Hopefully, it might help you understand that even valid (X)HTML can be bad (X)HTML, and that — and how — semantic HTML may help improve your site’s usability, accessibility and search engine ranking. Whether you’re developing for a commercial site or not, these factors should be of interest. They certainly are to your end-users.
For this blog post, HTML means any variation of HTML or XHTML.
The Problem of Invalid and Bad HTML
Ever so often, I come across web sites that look pretty on the outside but make my Firefox HTML validator add-on goes nuts. This is a good indication that something needs fixing. The reason is simple - HTML code that does not validate towards the DTD used - be it HTML 1.0-4.0, XHTML 1.0 Transitional or XHTML 1.0 Strict - is:
- Not “real” (X)HTML (although HTML is strictly speaking not required to include a DTD-declaration, while XHTML is).

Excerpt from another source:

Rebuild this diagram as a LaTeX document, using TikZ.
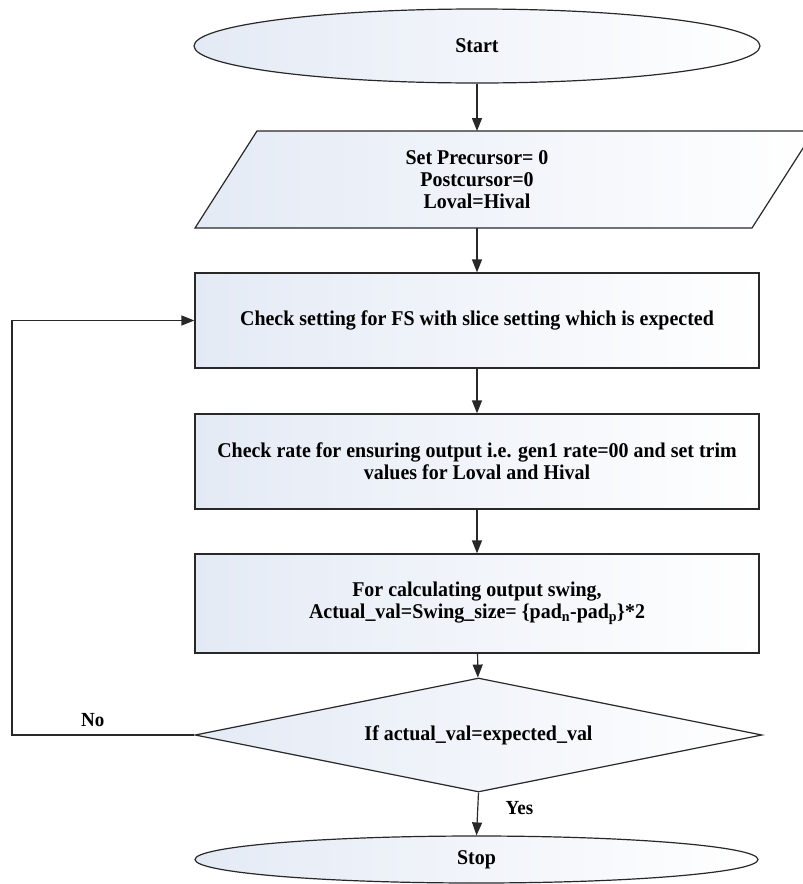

- Likely to break your design in various browsers you didn’t think of or couldn’t test against.
- More likely to raise accessibility concerns.
The first point is probably the least important one, as most web browsers will silently accept invalid HTML code (until it has to be re-designed due to a new browser release or changes in the browser market) and screen-readers will remain backwards compatible for some time to come. And apparently, search engine ranking does not seem to be that much affected by invalid code.
However, invalid HTML is likely to cause you pain through more cross-browser compability issues, than valid HTML would. Just as you don’t want to be the one stuck with maintaining badly written Java or PHP code, you don’t want to be the one re-doing your work due to poorly written HTML. In other words, you should code like a girl. Besides, for your web site to be accessible, the source code needs to be valid HTML. Therefore, you should always make sure your HTML validates.
You don’t want to stop at valid HTML, though. Valid (X)HTML is not guaranteed to be, i.e. does not equal, «good» HTML.
How To Create Valid and Semantic HTML
Just as I might write a syntactic correct English sentence (capitalize first letter and end it with a period) which might not make any sense (is meaningless), so too may I write valid, but «meaningless», HTML.
Syntactic correctness is not the same as semantic correctness.
Table-Less Layout
By now (2007) you’ve probably heard that table-less layout is the way to go. The effect of multi-column layouts should be achieved through styling (using CSS), not HTML tables.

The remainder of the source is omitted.